We can represent QC as a single value or show it changing over time as shown below.
How to calculate it
Quality Confidence is 100% if all of the in scope requirements have got test coverage and all of those tests have passed for the last few test runs.
To calculate QC we track the requirements in a project and when they’re planned for/delivered. This is to limit the QC to only take into account delivered requirements. There’s no point in saying we’ve only got 10% quality of the current release because it only passes some of the tests because the rest having been delivered yet.
We also track all of the tests related to each requirement, and their results for each test run. We need to assert when a requirement has “enough coverage” so we know whether to include it or not – the reason for this is that if I say a requirement has been delivered but doesn’t yet have enough test coverage then even if all of it’s testing has passed and been stable then I don’t want it adding to the 100% of potential quality confidence. The assertion that coverage isn’t enough means that we aren’t confident in the quality of that requirement.
So 100% quality for a single requirement that’s in scope for the current release is when all the tests for that requirement have been run and passed (not just this time but for the last few runs) and that the requirement has enough coverage. For multiple requirements we simply average (or maybe weighted average) the results across the requirements set.
If we don’t run all the tests each during each test run then we can interpolate the quality for each requirement but I suggest decreasing the confidence for a requirement (maybe by 0.8) for each missing run. After all just because a test passed previously doesn’t mean it’s going to still pass now. We also decrease the influence of each test run on the QC of a requirement based on it’s age so that if 5 tests ago the test failed it has less impact on the QC that the most recent test run. Past 5 or so (depending on test cycle frequency) test runs we decrease the influence to zero. More info on calculation here.
So… how much coverage is enough?
Enough coverage for a requirement is an interesting question… For some it’s when they’ve covered enough lines of code, for others the cyclomatic complexity has an impact, or the number of paths through the requirements/scenarios/stories/use cases etc. For me, a requirement has enough test coverage when we feel we’ve covered the quality risks. I focus my automated testing on basic and normal flows and my human testing on the fringe cases. Either way, you need to make the decision of when enough is enough for your project.

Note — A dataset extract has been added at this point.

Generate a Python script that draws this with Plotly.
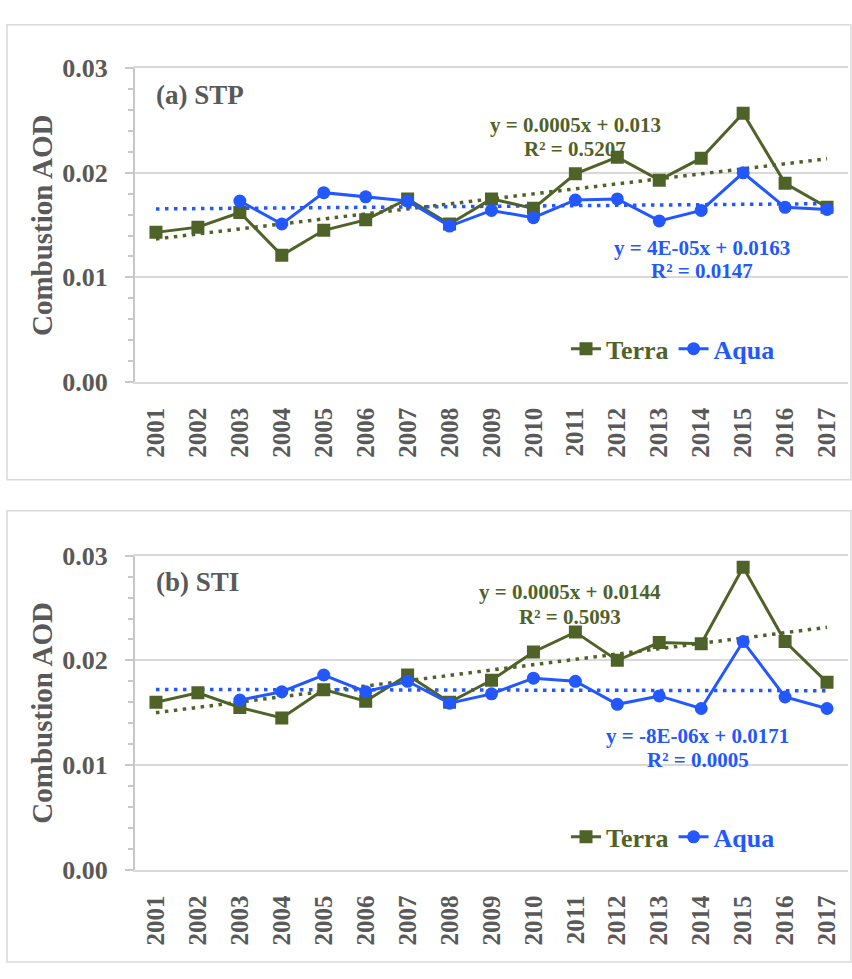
import numpy as np
import plotly.graph_objects as go

# ---- data ---------------------------------------------------------------
years = [str(y) for y in range(2001, 2018)]
xidx = list(range(1, 18))

stp_terra = [0.0143, 0.0148, 0.0162, 0.0121, 0.0145, 0.0155, 0.0175, 0.0151, 0.0175,
             0.0166, 0.0199, 0.0215, 0.0193, 0.0214, 0.0257, 0.0190, 0.0167]
stp_aqua = [None, None, 0.0173, 0.0151, 0.0181, 0.0177, 0.0173, 0.0149, 0.0164,
            0.0157, 0.0174, 0.0175, 0.0154, 0.0164, 0.0200, 0.0167, 0.0165]

sti_terra = [0.0160, 0.0169, 0.0155, 0.0145, 0.0172, 0.0161, 0.0186, 0.0160, 0.0181,
             0.0208, 0.0227, 0.0200, 0.0217, 0.0216, 0.0289, 0.0218, 0.0179]
sti_aqua = [None, None, 0.0162, 0.0170, 0.0186, 0.0170, 0.0180, 0.0159, 0.0168,
            0.0183, 0.0180, 0.0158, 0.0166, 0.0154, 0.0218, 0.0165, 0.0154]

panel_titles = ["(a) STP", "(b) STI"]
terra_eq = [("y = 0.0005x + 0.013", "R² = 0.5207"), ("y = 0.0005x + 0.0144", "R² = 0.5093")]
aqua_eq = [("y = 4E-05x + 0.0163", "R² = 0.0147"), ("y = -8E-06x + 0.0171", "R² = 0.0005")]

# ---- style --------------------------------------------------------------
W, H = 852, 979
TERRA = "#4F6228"
AQUA = "#2357FF"
GREY = "#595959"
LIGHT = "#D9D9D9"
AXIS = "#C8C8C8"
SERIF = "Liberation Serif"


def px_x(p):
    return p / W


def px_y(p):
    return 1 - p / H


x_dom = [px_x(135), px_x(848)]
y_doms = [[px_y(379), px_y(56)], [px_y(881.7), px_y(558.3)]]

fig = go.Figure()


def trend(xs, ys):
    pts = [(x, y) for x, y in zip(xs, ys) if y is not None]
    a, b = np.polyfit([p[0] for p in pts], [p[1] for p in pts], 1)
    xe = [xs[0], xs[-1]]
    return xe, [a * v + b for v in xe]


panels = [(stp_terra, stp_aqua), (sti_terra, sti_aqua)]
for i, (terra, aqua) in enumerate(panels):
    sfx = "" if i == 0 else str(i + 1)
    xa, ya = "x" + sfx, "y" + sfx
    leg = "legend" if i == 0 else "legend2"

    for ys, col in ((terra, TERRA), (aqua, AQUA)):
        tx, ty = trend(xidx, ys)
        fig.add_trace(go.Scatter(x=tx, y=ty, mode="lines", xaxis=xa, yaxis=ya,
                                 line=dict(color=col, width=3.5, dash="3.5px,5.5px"),
                                 showlegend=False, hoverinfo="skip"))

    fig.add_trace(go.Scatter(x=xidx, y=terra, mode="lines+markers", xaxis=xa, yaxis=ya,
                             name=f"<span style='color:{TERRA}'>Terra</span>", legend=leg,
                             line=dict(color=TERRA, width=3),
                             marker=dict(symbol="square", size=13, color=TERRA)))
    fig.add_trace(go.Scatter(x=xidx, y=aqua, mode="lines+markers", xaxis=xa, yaxis=ya,
                             name=f"<span style='color:{AQUA}'>Aqua</span>", legend=leg,
                             line=dict(color=AQUA, width=3),
                             marker=dict(symbol="circle", size=13, color=AQUA)))

    fig.update_layout({
        "xaxis" + sfx: dict(domain=x_dom, anchor=ya, range=[0.5, 17.5],
                            tickmode="array", tickvals=xidx, ticktext=years,
                            tickangle=-90, ticks="", ticklabelstandoff=14,
                            tickfont=dict(family=SERIF, size=25, color=GREY, weight="bold"),
                            showline=True, linecolor=LIGHT, linewidth=2, mirror=True,
                            showgrid=False, zeroline=False, fixedrange=True),
        "yaxis" + sfx: dict(domain=y_doms[i], anchor=xa, range=[0, 0.03], dtick=0.01,
                            tickformat=".2f", ticks="outside", ticklen=8, tickcolor=AXIS,
                            tickwidth=1.5, ticklabelstandoff=12,
                            minor=dict(dtick=0.002, ticks="outside", ticklen=5,
                                       tickcolor=AXIS, tickwidth=1.5, showgrid=False),
                            tickfont=dict(family=SERIF, size=26, color=GREY, weight="bold"),
                            showline=True, linecolor=AXIS, linewidth=2,
                            showgrid=True, gridcolor=LIGHT, gridwidth=1.5,
                            zeroline=False, fixedrange=True),
    })

    # panel frame
    top = 11 if i == 0 else 512
    bot = 480 if i == 0 else 977
    fig.add_shape(type="rect", xref="paper", yref="paper",
                  x0=px_x(7), x1=px_x(851), y0=px_y(bot), y1=px_y(top),
                  line=dict(color=LIGHT, width=1.5), fillcolor="rgba(0,0,0,0)", layer="below")

    # panel label
    ty = 83 if i == 0 else 585
    fig.add_annotation(xref="paper", yref="paper", x=px_x(154), y=px_y(ty),
                       xanchor="left", yanchor="middle", showarrow=False,
                       text=panel_titles[i],
                       font=dict(family=SERIF, size=27, color=GREY, weight="bold"))

    # y-axis title
    cy = (56 + 379) / 2 if i == 0 else (558.3 + 881.7) / 2
    fig.add_annotation(xref="paper", yref="paper", x=px_x(42), y=px_y(cy),
                       xanchor="center", yanchor="middle", showarrow=False, textangle=-90,
                       text="Combustion AOD",
                       font=dict(family=SERIF, size=29, color=GREY, weight="bold"))

    # trendline equations
    eq_pos = [((11.0, 0.0246), (11.0, 0.0223), (14.03, 0.0128), (14.03, 0.01058)),
              ((10.86, 0.0265), (10.86, 0.02418), (13.92, 0.01277), (13.92, 0.01045))][i]
    texts = [(terra_eq[i][0], TERRA), (terra_eq[i][1], TERRA),
             (aqua_eq[i][0], AQUA), (aqua_eq[i][1], AQUA)]
    for (px_, py_), (t, c) in zip(eq_pos, texts):
        fig.add_annotation(xref=xa, yref=ya, x=px_, y=py_, showarrow=False,
                           xanchor="center", yanchor="middle", text=t,
                           font=dict(family=SERIF, size=21, color=c, weight="bold"))

legend_common = dict(orientation="h", xanchor="left", yanchor="middle",
                     bgcolor="rgba(0,0,0,0)", itemwidth=30, tracegroupgap=0,
                     font=dict(family=SERIF, size=26, color=GREY, weight="bold"))
fig.update_layout(
    width=W, height=H, margin=dict(l=0, r=0, t=0, b=0),
    paper_bgcolor="white", plot_bgcolor="white",
    legend=dict(x=px_x(566), y=px_y(345), **legend_common),
    legend2=dict(x=px_x(566), y=px_y(848), **legend_common),
)

fig.write_html("out.html")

To help calibrate this you can correlate the QC with the lag measure of escaped defects.
Measurement driven behaviour
The QC measure is quite intuitive and tends to be congruent with people’s gut feel of how the project/release is going, especially when shown over time, however there’s simply no substitute for going and talking to people. QC is a useful indicator but not something that you can use in favour of real communication and interaction.
The measurement driven behaviour for QC is interesting as you can only calculate it if you track requirements (of some form) related to tests and their results. You can push it up by adding more tests and testing more often 🙂 Or by asserting you have enough coverage when you don’t 😦 However correlation to escaped defects would highlight that false assertion.
If you’ve got a requirements stack ranging from some form of high level requirements with acceptance tests to low level stories and system tests you can implement the QC measure at each level and even use it as a quality gate prior to allowing entry to a team of teams release train.
Unfortunately, because me and my mate Ray came up with this in a pub there aren’t any tools (other than an Excel spreadsheet) that automatically calculate QC yet. If you’re a tool writer and would like then please do, I’ll send you the maths!